— START OF SOURCE DATA —

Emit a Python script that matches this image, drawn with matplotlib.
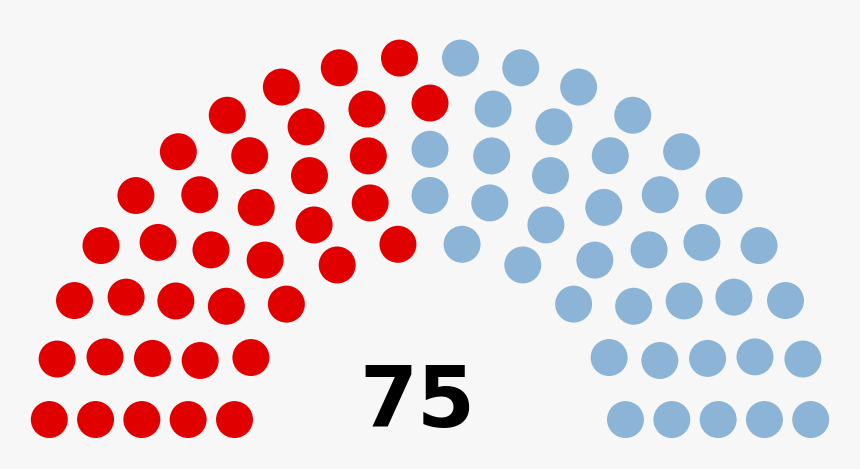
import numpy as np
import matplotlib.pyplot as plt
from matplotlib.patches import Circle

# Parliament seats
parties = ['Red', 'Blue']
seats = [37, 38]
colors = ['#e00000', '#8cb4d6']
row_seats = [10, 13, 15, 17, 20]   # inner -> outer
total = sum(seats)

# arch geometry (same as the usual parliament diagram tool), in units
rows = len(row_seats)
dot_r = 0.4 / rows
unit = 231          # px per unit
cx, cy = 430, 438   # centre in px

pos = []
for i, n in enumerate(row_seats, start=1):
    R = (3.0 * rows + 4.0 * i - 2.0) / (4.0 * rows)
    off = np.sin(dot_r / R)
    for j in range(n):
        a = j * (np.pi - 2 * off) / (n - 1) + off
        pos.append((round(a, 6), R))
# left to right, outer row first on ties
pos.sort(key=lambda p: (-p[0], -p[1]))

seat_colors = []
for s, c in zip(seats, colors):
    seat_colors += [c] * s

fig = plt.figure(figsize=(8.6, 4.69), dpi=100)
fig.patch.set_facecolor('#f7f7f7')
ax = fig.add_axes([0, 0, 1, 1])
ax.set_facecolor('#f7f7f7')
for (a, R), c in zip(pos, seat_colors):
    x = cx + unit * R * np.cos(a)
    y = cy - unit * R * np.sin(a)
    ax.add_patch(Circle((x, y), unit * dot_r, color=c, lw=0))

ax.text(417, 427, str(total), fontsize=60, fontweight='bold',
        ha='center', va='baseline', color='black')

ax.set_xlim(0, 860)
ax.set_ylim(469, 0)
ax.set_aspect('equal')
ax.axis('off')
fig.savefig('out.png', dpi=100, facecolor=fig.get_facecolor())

— END OF SOURCE DATA —

▶ [TASK REQUIREMENTS]:
Skip every picture and return the lines above from the top through the one that contains "ax.add_patch(Circle((x, y), unit".

▶ [RESULT OF THE TASK]:
Emit a Python script that matches this image, drawn with matplotlib.
import numpy as np
import matplotlib.pyplot as plt
from matplotlib.patches import Circle

# Parliament seats
parties = ['Red', 'Blue']
seats = [37, 38]
colors = ['#e00000', '#8cb4d6']
row_seats = [10, 13, 15, 17, 20]   # inner -> outer
total = sum(seats)

# arch geometry (same as the usual parliament diagram tool), in units
rows = len(row_seats)
dot_r = 0.4 / rows
unit = 231          # px per unit
cx, cy = 430, 438   # centre in px

pos = []
for i, n in enumerate(row_seats, start=1):
    R = (3.0 * rows + 4.0 * i - 2.0) / (4.0 * rows)
    off = np.sin(dot_r / R)
    for j in range(n):
        a = j * (np.pi - 2 * off) / (n - 1) + off
        pos.append((round(a, 6), R))
# left to right, outer row first on ties
pos.sort(key=lambda p: (-p[0], -p[1]))

seat_colors = []
for s, c in zip(seats, colors):
    seat_colors += [c] * s

fig = plt.figure(figsize=(8.6, 4.69), dpi=100)
fig.patch.set_facecolor('#f7f7f7')
ax = fig.add_axes([0, 0, 1, 1])
ax.set_facecolor('#f7f7f7')
for (a, R), c in zip(pos, seat_colors):
    x = cx + unit * R * np.cos(a)
    y = cy - unit * R * np.sin(a)
    ax.add_patch(Circle((x, y), unit * dot_r, color=c, lw=0))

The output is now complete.